後腹膜は本症の比較的頻度の高い罹患部位であり,自己免疫性膵炎に合併する膵外病変としても知られている3).また,特発性後腹膜線維症と診断される症例の30~60%はIgG4-RDに分類されると考えられている4).IgG4関連後腹膜線維症の主な罹患部位は,大動脈周囲,腎盂・尿管周囲,狭義の後腹膜(おもに骨盤内)であり5),脾周囲を中心とする病変はまれと考えられる.また,脾臓の炎症性偽腫瘍の組織所見でIgG4陽性形質細胞を認め,本症の準確診となった症例が報告されているが,その病変は脾臓内に留まっており,周囲への波及は認められなかった6).
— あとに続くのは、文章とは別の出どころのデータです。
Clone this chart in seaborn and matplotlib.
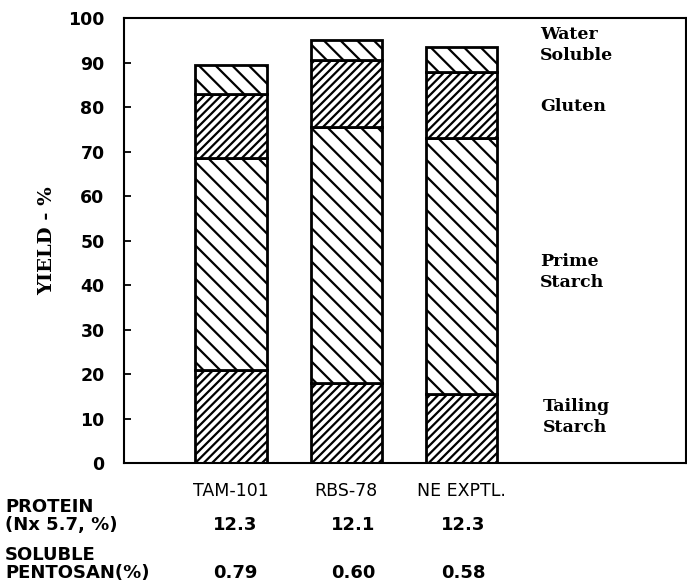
import matplotlib
matplotlib.use("Agg")
import matplotlib.pyplot as plt
import seaborn as sns
import numpy as np

# Data
varieties = ["TAM-101", "RBS-78", "NE EXPTL."]
tailing_starch = [21.0, 18.0, 15.5]
prime_starch = [47.5, 57.5, 57.5]
gluten = [14.5, 15.0, 15.0]
water_soluble = [6.5, 4.5, 5.5]
protein = ["12.3", "12.1", "12.3"]
pentosan = ["0.79", "0.60", "0.58"]

sns.set_style("white")
plt.rcParams["hatch.linewidth"] = 1.6
plt.rcParams["font.family"] = ["DejaVu Sans"]
for k in ["text.color", "axes.labelcolor", "xtick.color", "ytick.color"]:
    plt.rcParams[k] = "black"

fig = plt.figure(figsize=(6.87, 5.83), dpi=100)
ax = fig.add_axes([0.1805, 0.2058, 0.818, 0.763])

layers = [
    ("Tailing\nStarch", tailing_starch, "////"),
    ("Prime\nStarch", prime_starch, "\\\\"),
    ("Gluten", gluten, "////"),
    ("Water\nSoluble", water_soluble, "\\\\"),
]

bottom = np.zeros(len(varieties))
for name, vals, hatch in layers:
    sns.barplot(x=varieties, y=vals, bottom=bottom, ax=ax, color="white",
                edgecolor="black", linewidth=2, hatch=hatch, width=0.62,
                errorbar=None, order=varieties)
    bottom = bottom + np.array(vals)

ax.set_ylim(0, 100)
ax.set_xlim(-0.93, 3.95)
ax.set_yticks(range(0, 101, 10))
ax.set_yticklabels([str(v) for v in range(0, 101, 10)], fontsize=12.5, fontweight="bold")
ax.tick_params(axis="y", direction="in", length=5, width=1.3, left=True, pad=14)
ax.tick_params(axis="x", length=0, labelsize=12.5, pad=14)
for s in ax.spines.values():
    s.set_linewidth(1.5)
    s.set_color("black")
ax.set_ylabel("YIELD - %", fontsize=14, fontweight="bold", family="DejaVu Serif", labelpad=9)

# Component labels on the right
serif = dict(family="DejaVu Serif", fontweight="bold", fontsize=12.5, va="center", ha="left",
             transform=fig.transFigure, linespacing=1.35)
fig.text(540 / 687, 1 - 45 / 583, "Water\nSoluble", **serif)
fig.text(540 / 687, 1 - 106 / 583, "Gluten", **serif)
fig.text(540 / 687, 1 - 272 / 583, "Prime\nStarch", **serif)
fig.text(543 / 687, 1 - 417 / 583, "Tailing\nStarch", **serif)

# Table under the chart
bold = dict(fontweight="bold", fontsize=13, transform=fig.transFigure)
fig.text(5 / 687, 1 - 507 / 583, "PROTEIN", va="center", **bold)
fig.text(5 / 687, 1 - 525 / 583, "(Nx 5.7, %)", va="center", **bold)
fig.text(5 / 687, 1 - 555 / 583, "SOLUBLE", va="center", **bold)
fig.text(5 / 687, 1 - 573 / 583, "PENTOSAN(%)", va="center", **bold)
xs = [235, 353, 463]
for x, p, s in zip(xs, protein, pentosan):
    fig.text(x / 687, 1 - 525 / 583, p, ha="center", va="center", **bold)
    fig.text(x / 687, 1 - 573 / 583, s, ha="center", va="center", **bold)

fig.savefig("out.png", dpi=100)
IgG4-RDは病変が多臓器に及ぶ全身性疾患であり,PET/CTが本症における活動性炎症巣に高集積を示すことが知られている7).自験例においては膵外に波及したAIPとの鑑別が問題となる.膵内病変に関しては,組織学的にAIPの診断基準を満たしているものの,明らかな膵腫瘤やAIPを疑う画像所見を認めなかった.また,PET/CTで脾周囲に強い集積亢進を認めたが,膵臓には明らかな集積亢進を認めなかった.病理組織学的所見における病変の連続性からも,脾周囲後腹膜を主座とし,脾臓・膵尾部・胃・結腸・横隔膜を含む広範囲に病変の波及を呈したIgG4-RDと診断した.
診断基準においては,できるかぎり組織診断を加えて,各臓器の悪性疾患などと鑑別することが重要であると付記されている1).自験例において,術前に本症の疑いを持てば,画像所見と血清IgG4値に加え,経皮的あるいは内視鏡的針生検により確定診断に至り,手術を回避できた可能性が考えられた.
自験例は脾出血を契機に診断された.PubMedで「spleen」,「hemorrhage」,「IgG4」をキーワードに1950年から2017年まで,医学中央雑誌で「脾臓」,「出血」,「IgG4」をキーワードに1970年から2017年までの期間で検索したところ,脾臓またはその近傍の出血を伴うIgG4-RDは,会議録を除いて2例の報告があった.1例はAIPの脾静脈への波及による脾臓の鬱血が原因と考えられる脾臓破裂の症例8)で,もう1例はIgG4-RDによる全身の多発性動脈瘤に対する糖質ステロイド治療中に脾動脈瘤破裂を発症し死亡した症例9)であった.本症において出血を呈する症例はまれであると考えられる.
自験例の脾出血の原因として,脾実質内においても組織学的に閉塞性静脈炎の所見を認めたこと,切除標本で脾内血腫を認めたことから,脾実質内の静脈閉塞による鬱血が関与した可能性があるが,発症から手術までに時間が経っていることから推測の域を出ない.
IgG4-RDの治療はAIPに準じ,初期治療としてプレドニゾロン0.6 mg/kg/dayを2~4週間投与,その後3~6か月かけて5 mg/dayまで減量し,さらに2.5~5 mg/dayで3年間継続する方法が提案されている.しかしながら再発する症例が多く,再発例に対してはazathioprine,mycophenolate mofetil,methotrexateなどが多く用いられている10).自験例ではプレドニゾロン5 mg/dayで経過観察中であるが,今後も注意深いフォローアップが必要と考えられる.